Сопоставление Толстого — художника и мыслителя — с деревенской, крестьянской Россией, сделанное в цикле статей Ленина, явилось своего рода открытием, весомым вкладом в литературную науку. Ленин показал на этом примере, что социальная природа творчества художника вовсе не обязательно определяется его личным классовым происхождением и личным классовым опытом. Характеристика Толстого как «зеркала» русской крестьянской революции, выдвинутая и обоснованная Лениным, разрешала загадку, перед которой становились в тупик критики и публицисты, писавшие о Толстом в России и за рубежом. Перелом, пережитый Толстым, был не случайностью, не личной причудой гения, а отражением жизненных процессов всемирно-исторической важности. Притом перелом этот был подготовлен десятилетиями предшествующего развития писателя и отвечал особенностям его личного художнического склада. Известно замечание Ленина, сделанное в беседе с Горьким, — в первоначальном варианте горьковского очерка о Ленине оно изложено в такой форме: «...Знаете, что еще изумительно в нем. Его мужицкий голос, мужицкая мысль, настоящий мужик в нем». Глубокая, органическая народность, близость к крестьянскому складу мышления — неотъемлемые свойства творческой индивидуальности Толстого. Многие документы и материалы о нем, опубликованные посмертно, подтвердили меткость ленинской характеристики. В дневниках, записных книжках, черновых рукописях Толстого разных лет, в воспоминаниях современников о нем отражен его живейший, сочувственный, необычайно взволнованный интерес к крестьянским нуждам, быту, психологии, к народному языку и народному творчеству. Все это сказалось в его произведениях, созданных и до, и в особенности после перелома.
В первой половине 80-х годов Толстой написал ряд религиозно-философских работ, где отстаивал принцип той новой, очищенной религии, к которой он пришел в результате своих многолетних исканий: «Исповедь», «В чем моя вера?», «Исследование догматического богословия». В «Исповеди» он откровенно рассказал о пережитом им тяжелом духовном кризисе, приведшем его на грань самоубийства, и о том, как сближение с «верующими из бедных, простых, неученых людей», со странниками и мужиками помогло ему выйти из кризиса.

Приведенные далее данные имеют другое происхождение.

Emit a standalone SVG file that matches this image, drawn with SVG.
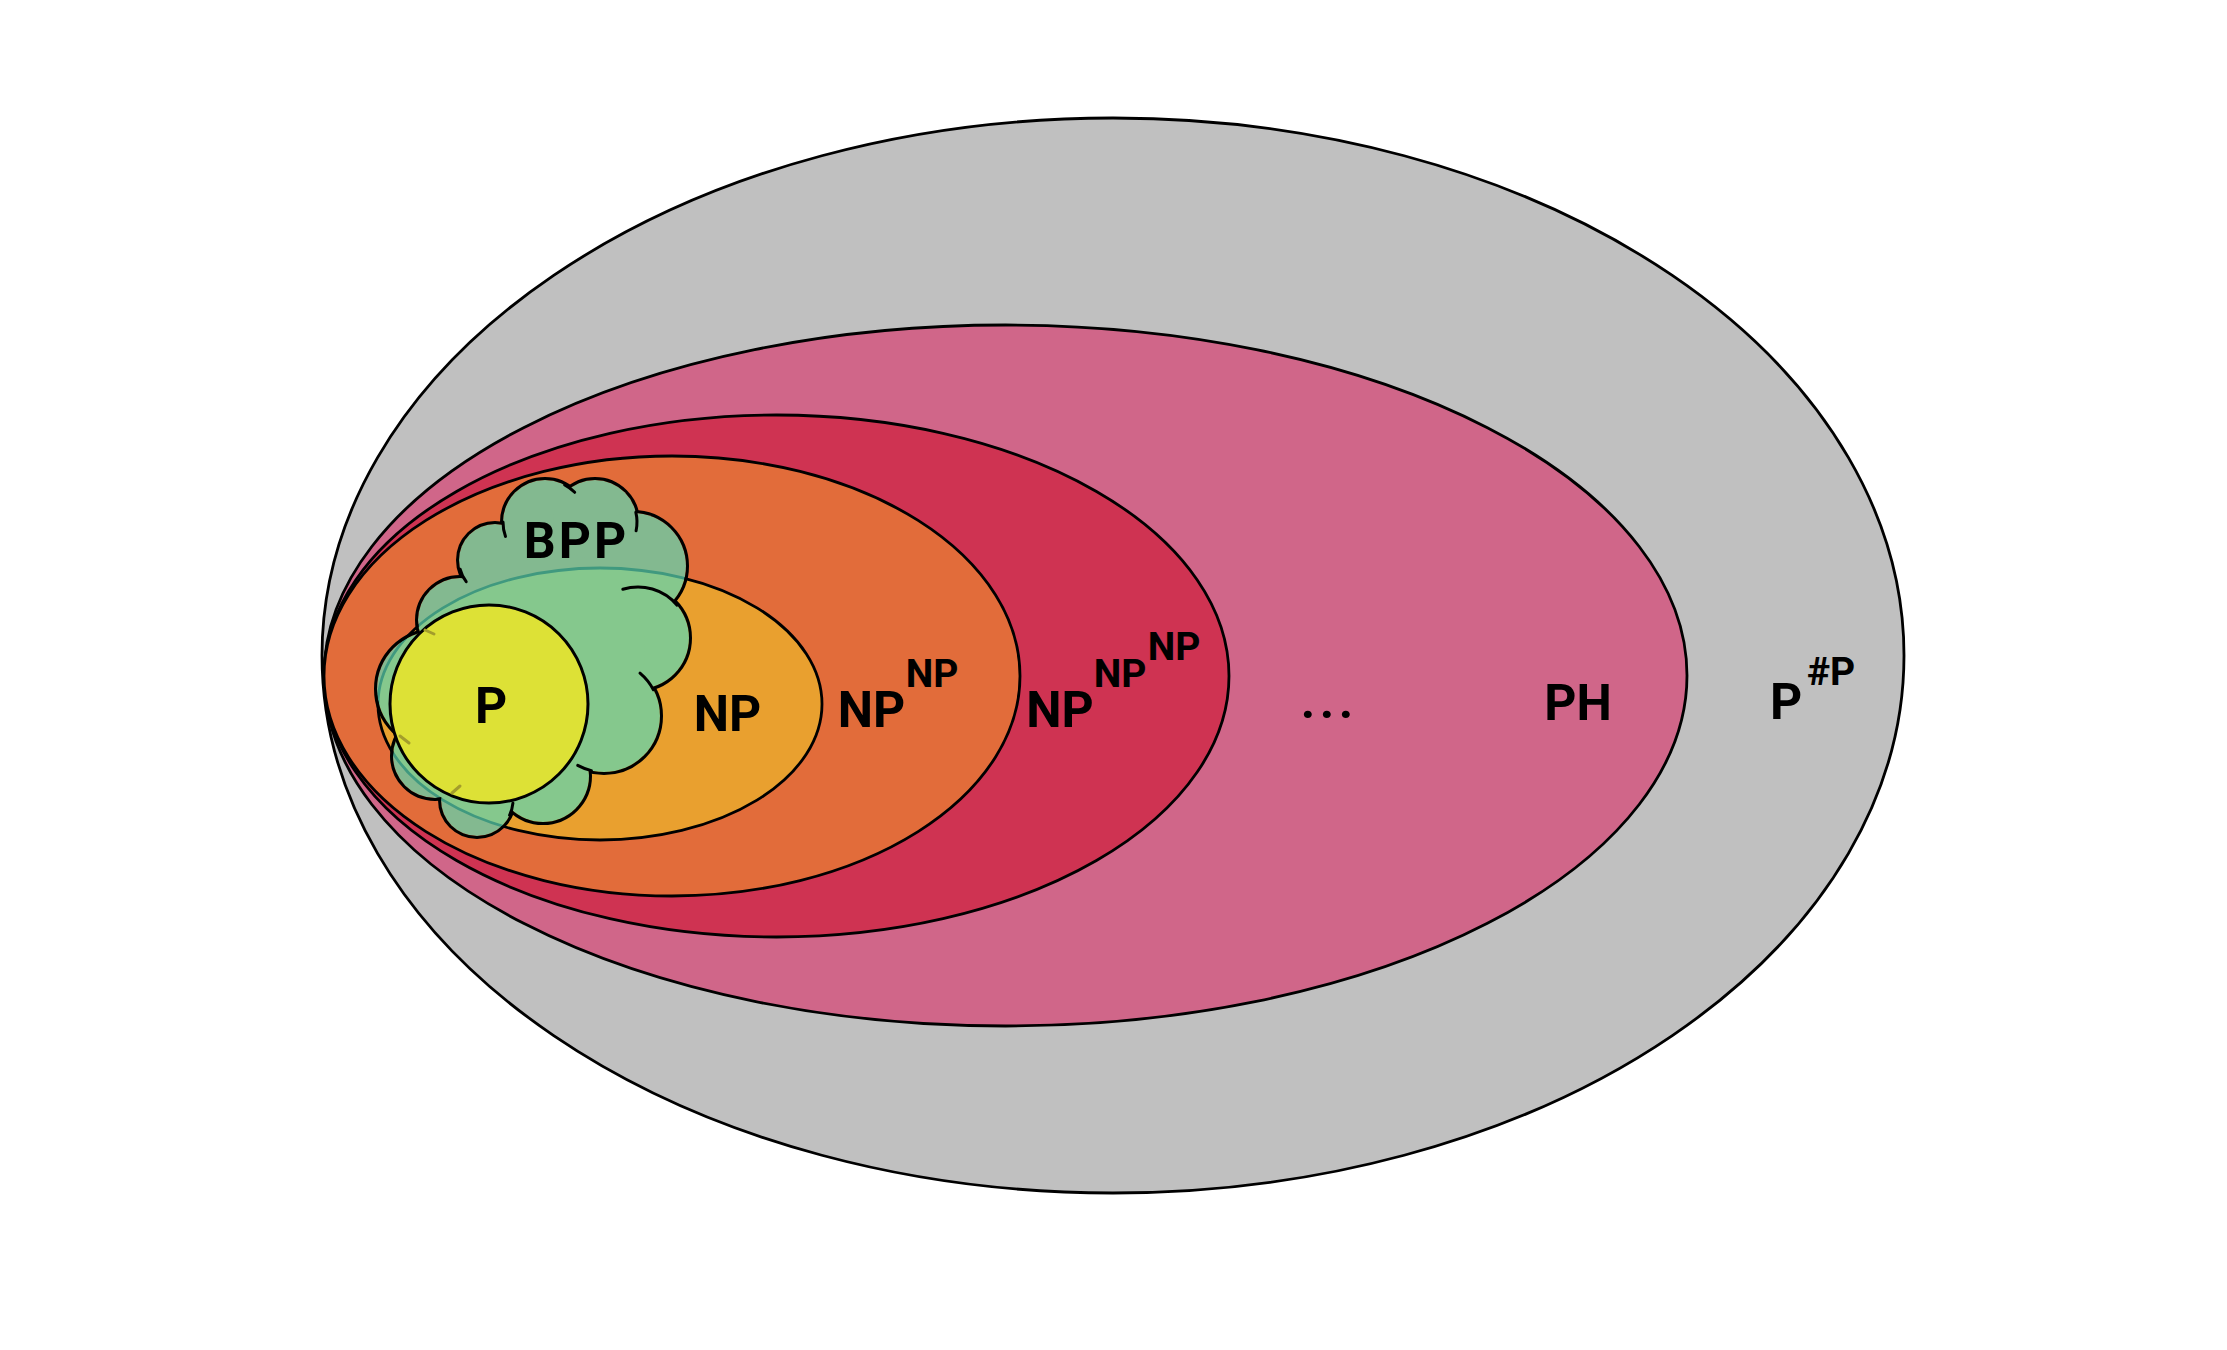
<svg xmlns="http://www.w3.org/2000/svg" width="2227" height="1350" viewBox="0 0 2227 1350">
<style>
.el{stroke:#000;stroke-width:2.8}
.lbl{font-family:Roboto,"Liberation Sans",sans-serif;font-weight:700;fill:#000;text-anchor:middle}
.big{font-size:50px}
.sup{font-size:39px}
.tick{fill:none;stroke:#000;stroke-width:3;stroke-linecap:round}
.ptick{fill:none;stroke:#a39d2c;stroke-width:3;stroke-linecap:round}
</style>
<defs>
<g id="cloudShape">
<circle cx="545" cy="522" r="42"/>
<circle cx="595" cy="522" r="42"/>
<circle cx="633" cy="566" r="53"/>
<circle cx="638" cy="638" r="51"/>
<circle cx="604" cy="716" r="56"/>
<circle cx="543" cy="776" r="46"/>
<circle cx="477" cy="800" r="36"/>
<circle cx="435" cy="756" r="42"/>
<circle cx="435" cy="689" r="58"/>
<circle cx="460" cy="620" r="42"/>
<circle cx="495" cy="560" r="36"/>
</g>
<mask id="cloudOut" maskUnits="userSpaceOnUse" x="0" y="0" width="2227" height="1350">
<rect x="0" y="0" width="2227" height="1350" fill="#fff"/>
<use href="#cloudShape" fill="#000"/>
<circle cx="545" cy="650" r="100" fill="#000"/>
</mask>
</defs>
<rect width="2227" height="1350" fill="#fff"/>
<g id="node-psharp"><ellipse class="el" cx="1113" cy="655.5" rx="791" ry="537.5" fill="#c0c0c0"/></g>
<g id="node-ph"><ellipse class="el" cx="1005.5" cy="675.5" rx="681.5" ry="350.5" fill="#d06689"/></g>
<g id="node-npnpnp"><ellipse class="el" cx="776.5" cy="676" rx="452.5" ry="261" fill="#cf3352"/></g>
<g id="node-npnp"><ellipse class="el" cx="672" cy="676" rx="348" ry="220" fill="#e26c3a"/></g>
<g id="node-np"><ellipse class="el" cx="600" cy="704" rx="222" ry="136" fill="#e9a02f"/></g>
<g id="node-bpp">
<g opacity="0.7" fill="#5cdab5">
<use href="#cloudShape"/>
<circle cx="545" cy="650" r="100"/>
</g>
<g mask="url(#cloudOut)" fill="none" stroke="#000" stroke-width="6">
<use href="#cloudShape"/>
</g>
<path class="tick" d="M503,522 A42,42 0 0 0 505.5,536.4"/>
<path class="tick" d="M564.7,484.9 A42,42 0 0 1 574.7,492.3"/>
<path class="tick" d="M635.8,512.1 A42,42 0 0 1 636.1,530.7"/>
<path class="tick" d="M460.2,569.3 A36,36 0 0 0 466.2,581.7"/>
<path class="tick" d="M622.8,589.3 A51,51 0 0 1 677.1,605.2"/>
<path class="tick" d="M640,673.1 A56,56 0 0 1 653.4,689.7"/>
<path class="tick" d="M591.4,770.6 A56,56 0 0 1 577.7,765.4"/>
<path class="tick" d="M509.6,815.2 A36,36 0 0 0 512.9,803.1"/>
</g>
<g id="node-p">
<circle cx="489" cy="704" r="99" fill="#dde136" stroke="#000" stroke-width="3"/>
<path class="ptick" d="M425,630 L434,634"/>
<path class="ptick" d="M400,736 L409,743"/>
<path class="ptick" d="M452,793 L460,786"/>
</g>
<g id="labels">
<text class="lbl big" x="576.5" y="558" letter-spacing="3">BPP</text>
<text class="lbl big" x="491" y="723">P</text>
<text class="lbl big" x="727.5" y="731">NP</text>
<text class="lbl big" x="871.5" y="727">NP</text>
<text class="lbl sup" x="932" y="687">NP</text>
<text class="lbl big" x="1060" y="727">NP</text>
<text class="lbl sup" x="1120" y="687">NP</text>
<text class="lbl sup" x="1174" y="660">NP</text>
<text class="lbl big" x="1308 1327 1346" y="718">...</text>
<text class="lbl big" x="1578" y="720">PH</text>
<text class="lbl big" x="1786" y="719">P</text>
<text class="lbl sup" x="1831" y="685">#P</text>
</g>
<g id="connectors"/>
</svg>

Однако, принимая в качестве ориентира наивные верования «неученых людей», Толстой, в сущности, был очень далек от этих верований. Он резко и гневно оспорил официальные догматы христианства, отверг обряды, веру в чудеса, церковную иерархию, проанализировал и подверг критике евангельские тексты, обвинил все существующие церкви в поддержке социальной несправедливости, «гонений, казней и войн». Та новая религия, которую он утверждал как истинно христианскую, сводилась к элементарным принципам практической этики: люби ближнего, как самого себя, прощай врагу, не противься злу. Это была религия, вызывающе неканоническая, и с точки зрения православной церкви она представляла опасную ересь. Неудивительно, что его философские работы начиная с «Исповеди» систематически запрещались царской цензурой и могли печататься только за границей. Та же судьба постигала и почти все его публицистические сочинения, написанные после перелома.
Толстой — в противовес иным не в меру ревностным «толстовцам» — и не хотел, и не мог замыкаться в пределы религиозного реформаторства. Приняв для себя как руководство к действию христианский «закон добра», он пытался сделать из него практические выводы. И это приводило его к настоятельной внутренней необходимости противиться злу буржуазно-помещичьего мира, восставать против самых его основ.
В 1881 г. Толстой с семьей поселился в Москве, чтобы дать образование старшим детям: в Ясной Поляне он проводил теперь лишь летние месяцы. Впервые писатель соприкоснулся вплотную с острыми классовыми контрастами столицы. Он не оберегал себя от тяжелых впечатлений, а, напротив, шел им навстречу. Побывал он на Хитровом рынке, в ночлежном доме Ляпина, где ютилась нищета, — и был потрясен. В 1886 г. вышла за границей его публицистическая книга «Так что же нам делать?» — развернутый, насыщенный болью и гневом обвинительный акт современному ему обществу. С пронзительной силой выражено в этой книге чувство личной вины. По мысли Толстого, каждый человек из среды имущих — соучастник преступлений, творимых по отношению к бедным и угнетенным.
В книге «Так что же нам делать?» ярко сказались противоречия мировоззрения Толстого, о которых говорил Ленин: с одной стороны — бесстрашие в стремлении «дойти до корня», найти настоящую причину бедствий масс, с другой — отчуждение от политики, наивность, утопичность предлагаемых им рецептов спасения человечества. Людям из «богатых классов», утверждал Толстой, надо осознать и искупить свою вину перед народом, прежде всего — постараться «честно кормиться, т. е. выучиться жить не на шее у других». Надо силою общественного мнения заставить каждого богатого человека взять на себя долю физического труда, необходимого для поддержания жизни общества.